* _PROVIDED MATERIAL_
[START]
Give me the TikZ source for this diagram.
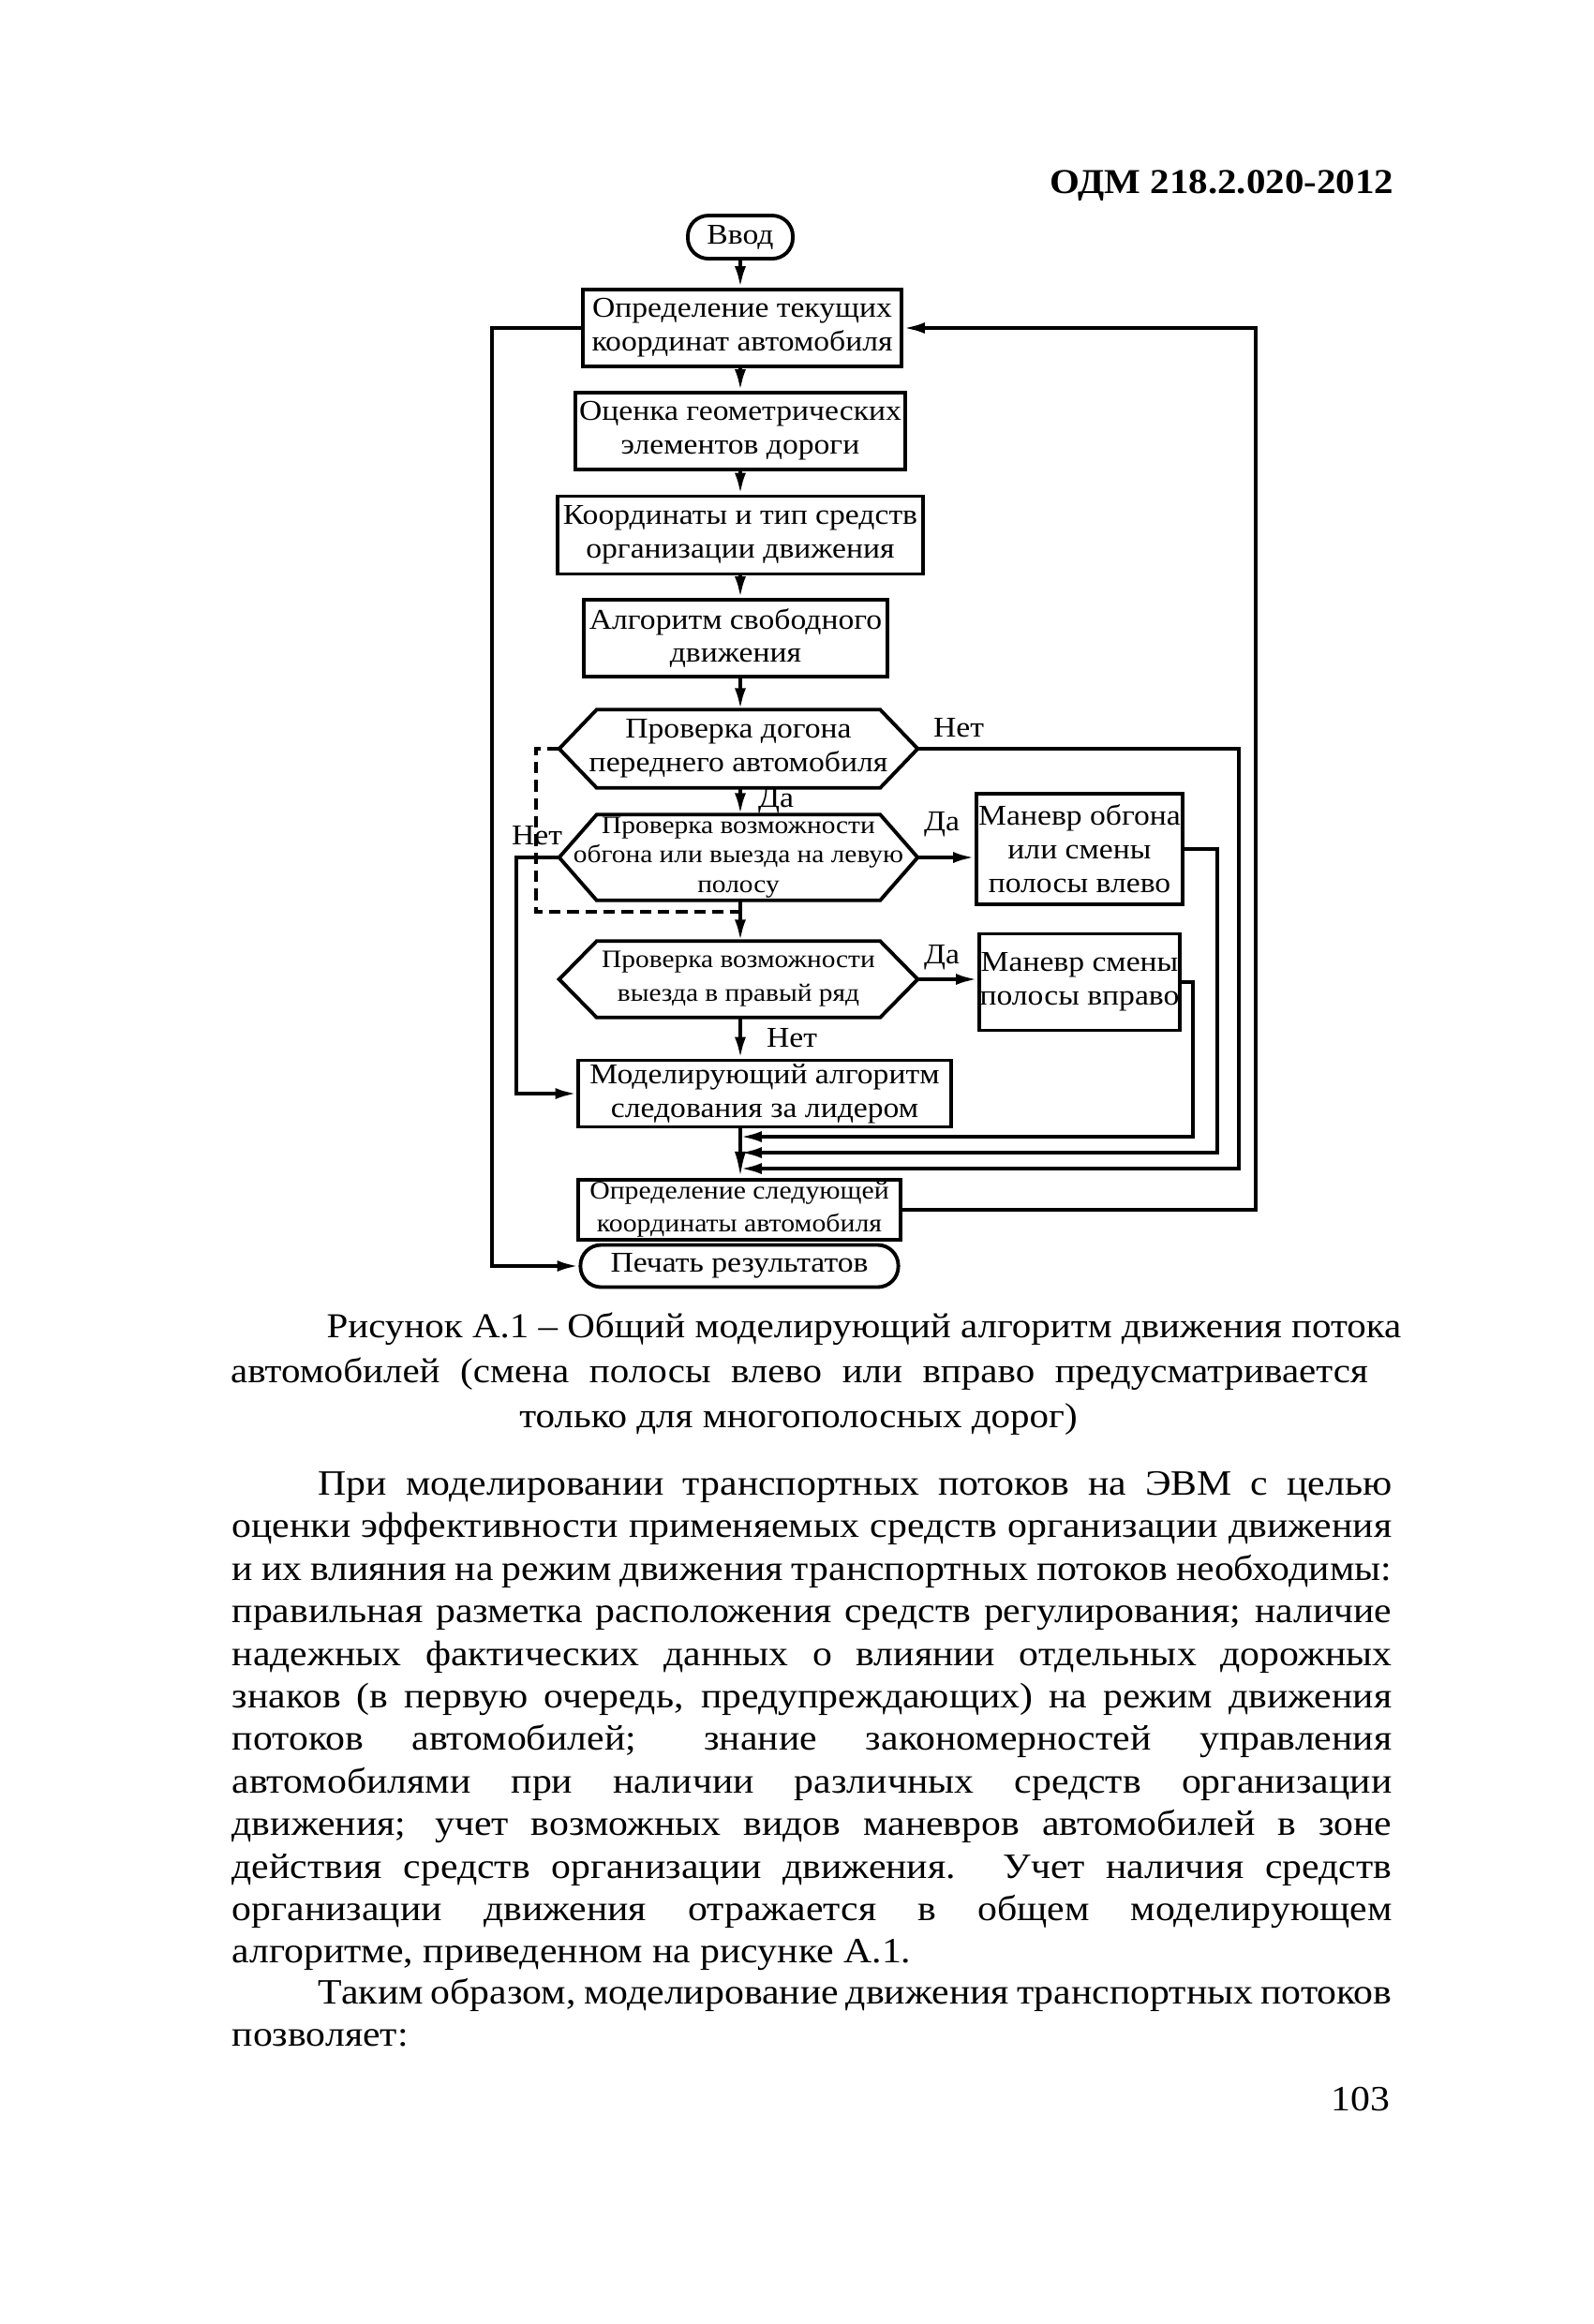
\documentclass[tikz,border=0pt]{standalone}
\usepackage{fontspec}
\setmainfont{Liberation Serif}[FakeStretch=1.1]
\usetikzlibrary{arrows.meta,calc}
\newcommand{\hexoutline}[2]{%
  \draw[ln] (#1.west) -- ($(#1.north west)+(#2,0)$) -- ($(#1.north east)-(#2,0)$) -- (#1.east)
    -- ($(#1.south east)-(#2,0)$) -- ($(#1.south west)+(#2,0)$) -- cycle;}
\newcommand{\jline}[5]{\node[body] (#1) at (#2,#3) {\makebox[#4][s]{#5}};}
\begin{document}
\begin{tikzpicture}[x=0.01cm,y=-0.01cm,
  every node/.style={inner sep=0pt},
  ln/.style={line width=1.1pt},
  arr/.style={ln,-{Latex[length=6.5pt,width=3.4pt]}},
  box/.style={draw,ln,rectangle,align=center,font=\fontsize{8.7}{10.2}\selectfont},
  sbox/.style={box,font=\fontsize{7.7}{10}\selectfont},
  term/.style={box,rounded corners=0.22cm},
  hexn/.style={rectangle,align=center,font=\fontsize{8.7}{10.2}\selectfont},
  shexn/.style={hexn,font=\fontsize{7.6}{8.9}\selectfont},
  lab/.style={font=\fontsize{8.7}{10}\selectfont},
  body/.style={anchor=base west,font=\fontsize{10.8}{12}\selectfont},
  capt/.style={anchor=base,font=\fontsize{10.6}{12}\selectfont},
]
\useasboundingbox (0,0) rectangle (1701,2480);

% header
\node[font=\bfseries\fontsize{10.6}{12}\selectfont,anchor=base east] (hdr) at (1488,206) {ОДМ 218.2.020-2012};

% flowchart nodes
\coordinate (ax) at (790,0);
\node[term,minimum width=1.12cm,minimum height=0.46cm] (vvod) at (790,253) {Ввод};
\node[box,minimum width=3.40cm,minimum height=0.82cm] (b1) at (792,350) {Определение текущих\\координат автомобиля};
\node[box,minimum width=3.51cm,minimum height=0.82cm] (b2) at (790,460) {Оценка геометрических\\элементов дороги};
\node[box,minimum width=3.90cm,minimum height=0.83cm] (b3) at (790,571) {Координаты и тип средств\\организации движения};
\node[box,minimum width=3.24cm,minimum height=0.82cm] (b4) at (785,681) {Алгоритм свободного\\движения};
\node[hexn,minimum width=3.81cm,minimum height=0.82cm] (h1) at (788,799) {Проверка догона\\переднего автомобиля};
\node[shexn,minimum width=3.81cm,minimum height=0.90cm] (h2) at (788,915) {Проверка возможности\\обгона или выезда на левую\\полосу};
\node[shexn,minimum width=3.81cm,minimum height=0.80cm,font=\fontsize{7.6}{10.2}\selectfont] (h3) at (788,1045) {Проверка возможности\\выезда в правый ряд};
\hexoutline{h1}{40}
\hexoutline{h2}{40}
\hexoutline{h3}{40}
\node[box,minimum width=2.20cm,minimum height=1.18cm] (m1) at (1152,906) {Маневр обгона\\или смены\\полосы влево};
\node[box,minimum width=2.14cm,minimum height=1.03cm] (m2) at (1152,1048) {Маневр смены\\полосы вправо};
\node[box,minimum width=3.97cm,minimum height=0.71cm] (b5) at (816,1167) {Моделирующий алгоритм\\следования за лидером};
\node[sbox,minimum width=3.43cm,minimum height=0.64cm] (b6) at (789,1291) {Определение следующей\\координаты автомобиля};
\node[term,minimum width=3.39cm,minimum height=0.45cm] (pech) at (789,1351) {Печать результатов};

% labels
\node[lab] (n1) at (1023,777) {Нет};
\node[lab] (d1) at (828,855) {Да};
\node[lab] (n2) at (573,892) {Нет};
\node[lab] (d2) at (1005,880) {Да};
\node[lab] (d3) at (1005,1022) {Да};
\node[lab] (n3) at (845,1108) {Нет};

% main vertical arrows
\draw[arr] (vvod.south) -- (ax |- b1.north);
\draw[arr] (ax |- b1.south) -- (ax |- b2.north);
\draw[arr] (ax |- b2.south) -- (ax |- b3.north);
\draw[arr] (ax |- b3.south) -- (ax |- b4.north);
\draw[arr] (ax |- b4.south) -- (ax |- h1.north);
\draw[arr] (ax |- h1.south) -- (ax |- h2.north);
\draw[arr] (ax |- h2.south) -- (ax |- h3.north);
\draw[arr] (ax |- h3.south) -- (ax |- b5.north);
\draw[ln,-{Latex[length=8pt,width=3.4pt]}] (ax |- b5.south) -- (ax |- b6.north);

% side branches
\draw[arr] (h2.east) -- (h2.east -| m1.west);
\draw[arr] (h3.east) -- (h3.east -| m2.west);

% right returns
\coordinate (r1) at (1322,0);
\coordinate (r2) at (1299,0);
\coordinate (r3) at (1273,0);
\coordinate (r4) at (1340,0);
\coordinate (y1) at (0,1247);
\coordinate (y2) at (0,1230);
\coordinate (y3) at (0,1213);
\draw[arr] (h1.east) -- (h1.east -| r1) -- (r1 |- y1) -- (ax |- y1);
\draw[arr] (m1.east) -- (m1.east -| r2) -- (r2 |- y2) -- (ax |- y2);
\draw[arr] (m2.east) -- (m2.east -| r3) -- (r3 |- y3) -- (ax |- y3);
\draw[arr] (b6.east) -- (b6.east -| r4) -- (r4 |- b1.east) -- (b1.east);

% left lines
\coordinate (l1) at (525,0);
\coordinate (l2) at (551,0);
\coordinate (l3) at (572,0);
\coordinate (y4) at (0,973);
\draw[arr] (b1.west) -- (b1.west -| l1) -- (l1 |- pech.west) -- (pech.west);
\draw[arr] (h2.west) -- (h2.west -| l2) -- (l2 |- b5.west) -- (b5.west);
\draw[ln,dash pattern=on 3.5pt off 2pt] (h1.west) -- (h1.west -| l3) -- (l3 |- y4) -- (ax |- y4);

% caption
\node[capt] (c1) at (922,1427) {Рисунок А.1 – Общий моделирующий алгоритм движения потока};
\node[capt] (c2) at (853,1475) {\makebox[12.13cm][s]{автомобилей (смена полосы влево или вправо предусматривается}};
\node[capt] (c3) at (852,1523) {только для многополосных дорог)};

% body text
\jline{t1}{339}{1595}{11.45cm}{При моделировании транспортных потоков на ЭВМ с целью}
\jline{t2}{247}{1640}{12.37cm}{оценки эффективности применяемых средств организации движения}
\jline{t3}{247}{1686}{12.37cm}{и их влияния на режим движения транспортных потоков необходимы:}
\jline{t4}{247}{1731}{12.37cm}{правильная разметка расположения средств регулирования; наличие}
\jline{t5}{247}{1777}{12.37cm}{надежных фактических данных о влиянии отдельных дорожных}
\jline{t6}{247}{1822}{12.37cm}{знаков (в первую очередь, предупреждающих) на режим движения}
\jline{t7}{247}{1867}{12.37cm}{потоков автомобилей; знание закономерностей управления}
\jline{t8}{247}{1913}{12.37cm}{автомобилями при наличии различных средств организации}
\jline{t9}{247}{1958}{12.37cm}{движения; учет возможных видов маневров автомобилей в зоне}
\jline{t10}{247}{2004}{12.37cm}{действия средств организации движения. Учет наличия средств}
\jline{t11}{247}{2049}{12.37cm}{организации движения отражается в общем моделирующем}
\node[body] (t12) at (247,2094) {алгоритме, приведенном на рисунке А.1.};
\jline{t13}{339}{2138}{11.45cm}{Таким образом, моделирование движения транспортных потоков}
\node[body] (t14) at (247,2183) {позволяет:};
\node[body,anchor=base east] (pg) at (1484,2252) {103};
\end{tikzpicture}
\end{document}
[END]
* _WORK INSTRUCTIONS_
Copy the whole listing above word for word but do not carry over the pictures.

* _OUTPUT OF THE EXERCISE_
Give me the TikZ source for this diagram.
\documentclass[tikz,border=0pt]{standalone}
\usepackage{fontspec}
\setmainfont{Liberation Serif}[FakeStretch=1.1]
\usetikzlibrary{arrows.meta,calc}
\newcommand{\hexoutline}[2]{%
  \draw[ln] (#1.west) -- ($(#1.north west)+(#2,0)$) -- ($(#1.north east)-(#2,0)$) -- (#1.east)
    -- ($(#1.south east)-(#2,0)$) -- ($(#1.south west)+(#2,0)$) -- cycle;}
\newcommand{\jline}[5]{\node[body] (#1) at (#2,#3) {\makebox[#4][s]{#5}};}
\begin{document}
\begin{tikzpicture}[x=0.01cm,y=-0.01cm,
  every node/.style={inner sep=0pt},
  ln/.style={line width=1.1pt},
  arr/.style={ln,-{Latex[length=6.5pt,width=3.4pt]}},
  box/.style={draw,ln,rectangle,align=center,font=\fontsize{8.7}{10.2}\selectfont},
  sbox/.style={box,font=\fontsize{7.7}{10}\selectfont},
  term/.style={box,rounded corners=0.22cm},
  hexn/.style={rectangle,align=center,font=\fontsize{8.7}{10.2}\selectfont},
  shexn/.style={hexn,font=\fontsize{7.6}{8.9}\selectfont},
  lab/.style={font=\fontsize{8.7}{10}\selectfont},
  body/.style={anchor=base west,font=\fontsize{10.8}{12}\selectfont},
  capt/.style={anchor=base,font=\fontsize{10.6}{12}\selectfont},
]
\useasboundingbox (0,0) rectangle (1701,2480);

% header
\node[font=\bfseries\fontsize{10.6}{12}\selectfont,anchor=base east] (hdr) at (1488,206) {ОДМ 218.2.020-2012};

% flowchart nodes
\coordinate (ax) at (790,0);
\node[term,minimum width=1.12cm,minimum height=0.46cm] (vvod) at (790,253) {Ввод};
\node[box,minimum width=3.40cm,minimum height=0.82cm] (b1) at (792,350) {Определение текущих\\координат автомобиля};
\node[box,minimum width=3.51cm,minimum height=0.82cm] (b2) at (790,460) {Оценка геометрических\\элементов дороги};
\node[box,minimum width=3.90cm,minimum height=0.83cm] (b3) at (790,571) {Координаты и тип средств\\организации движения};
\node[box,minimum width=3.24cm,minimum height=0.82cm] (b4) at (785,681) {Алгоритм свободного\\движения};
\node[hexn,minimum width=3.81cm,minimum height=0.82cm] (h1) at (788,799) {Проверка догона\\переднего автомобиля};
\node[shexn,minimum width=3.81cm,minimum height=0.90cm] (h2) at (788,915) {Проверка возможности\\обгона или выезда на левую\\полосу};
\node[shexn,minimum width=3.81cm,minimum height=0.80cm,font=\fontsize{7.6}{10.2}\selectfont] (h3) at (788,1045) {Проверка возможности\\выезда в правый ряд};
\hexoutline{h1}{40}
\hexoutline{h2}{40}
\hexoutline{h3}{40}
\node[box,minimum width=2.20cm,minimum height=1.18cm] (m1) at (1152,906) {Маневр обгона\\или смены\\полосы влево};
\node[box,minimum width=2.14cm,minimum height=1.03cm] (m2) at (1152,1048) {Маневр смены\\полосы вправо};
\node[box,minimum width=3.97cm,minimum height=0.71cm] (b5) at (816,1167) {Моделирующий алгоритм\\следования за лидером};
\node[sbox,minimum width=3.43cm,minimum height=0.64cm] (b6) at (789,1291) {Определение следующей\\координаты автомобиля};
\node[term,minimum width=3.39cm,minimum height=0.45cm] (pech) at (789,1351) {Печать результатов};

% labels
\node[lab] (n1) at (1023,777) {Нет};
\node[lab] (d1) at (828,855) {Да};
\node[lab] (n2) at (573,892) {Нет};
\node[lab] (d2) at (1005,880) {Да};
\node[lab] (d3) at (1005,1022) {Да};
\node[lab] (n3) at (845,1108) {Нет};

% main vertical arrows
\draw[arr] (vvod.south) -- (ax |- b1.north);
\draw[arr] (ax |- b1.south) -- (ax |- b2.north);
\draw[arr] (ax |- b2.south) -- (ax |- b3.north);
\draw[arr] (ax |- b3.south) -- (ax |- b4.north);
\draw[arr] (ax |- b4.south) -- (ax |- h1.north);
\draw[arr] (ax |- h1.south) -- (ax |- h2.north);
\draw[arr] (ax |- h2.south) -- (ax |- h3.north);
\draw[arr] (ax |- h3.south) -- (ax |- b5.north);
\draw[ln,-{Latex[length=8pt,width=3.4pt]}] (ax |- b5.south) -- (ax |- b6.north);

% side branches
\draw[arr] (h2.east) -- (h2.east -| m1.west);
\draw[arr] (h3.east) -- (h3.east -| m2.west);

% right returns
\coordinate (r1) at (1322,0);
\coordinate (r2) at (1299,0);
\coordinate (r3) at (1273,0);
\coordinate (r4) at (1340,0);
\coordinate (y1) at (0,1247);
\coordinate (y2) at (0,1230);
\coordinate (y3) at (0,1213);
\draw[arr] (h1.east) -- (h1.east -| r1) -- (r1 |- y1) -- (ax |- y1);
\draw[arr] (m1.east) -- (m1.east -| r2) -- (r2 |- y2) -- (ax |- y2);
\draw[arr] (m2.east) -- (m2.east -| r3) -- (r3 |- y3) -- (ax |- y3);
\draw[arr] (b6.east) -- (b6.east -| r4) -- (r4 |- b1.east) -- (b1.east);

% left lines
\coordinate (l1) at (525,0);
\coordinate (l2) at (551,0);
\coordinate (l3) at (572,0);
\coordinate (y4) at (0,973);
\draw[arr] (b1.west) -- (b1.west -| l1) -- (l1 |- pech.west) -- (pech.west);
\draw[arr] (h2.west) -- (h2.west -| l2) -- (l2 |- b5.west) -- (b5.west);
\draw[ln,dash pattern=on 3.5pt off 2pt] (h1.west) -- (h1.west -| l3) -- (l3 |- y4) -- (ax |- y4);

% caption
\node[capt] (c1) at (922,1427) {Рисунок А.1 – Общий моделирующий алгоритм движения потока};
\node[capt] (c2) at (853,1475) {\makebox[12.13cm][s]{автомобилей (смена полосы влево или вправо предусматривается}};
\node[capt] (c3) at (852,1523) {только для многополосных дорог)};

% body text
\jline{t1}{339}{1595}{11.45cm}{При моделировании транспортных потоков на ЭВМ с целью}
\jline{t2}{247}{1640}{12.37cm}{оценки эффективности применяемых средств организации движения}
\jline{t3}{247}{1686}{12.37cm}{и их влияния на режим движения транспортных потоков необходимы:}
\jline{t4}{247}{1731}{12.37cm}{правильная разметка расположения средств регулирования; наличие}
\jline{t5}{247}{1777}{12.37cm}{надежных фактических данных о влиянии отдельных дорожных}
\jline{t6}{247}{1822}{12.37cm}{знаков (в первую очередь, предупреждающих) на режим движения}
\jline{t7}{247}{1867}{12.37cm}{потоков автомобилей; знание закономерностей управления}
\jline{t8}{247}{1913}{12.37cm}{автомобилями при наличии различных средств организации}
\jline{t9}{247}{1958}{12.37cm}{движения; учет возможных видов маневров автомобилей в зоне}
\jline{t10}{247}{2004}{12.37cm}{действия средств организации движения. Учет наличия средств}
\jline{t11}{247}{2049}{12.37cm}{организации движения отражается в общем моделирующем}
\node[body] (t12) at (247,2094) {алгоритме, приведенном на рисунке А.1.};
\jline{t13}{339}{2138}{11.45cm}{Таким образом, моделирование движения транспортных потоков}
\node[body] (t14) at (247,2183) {позволяет:};
\node[body,anchor=base east] (pg) at (1484,2252) {103};
\end{tikzpicture}
\end{document}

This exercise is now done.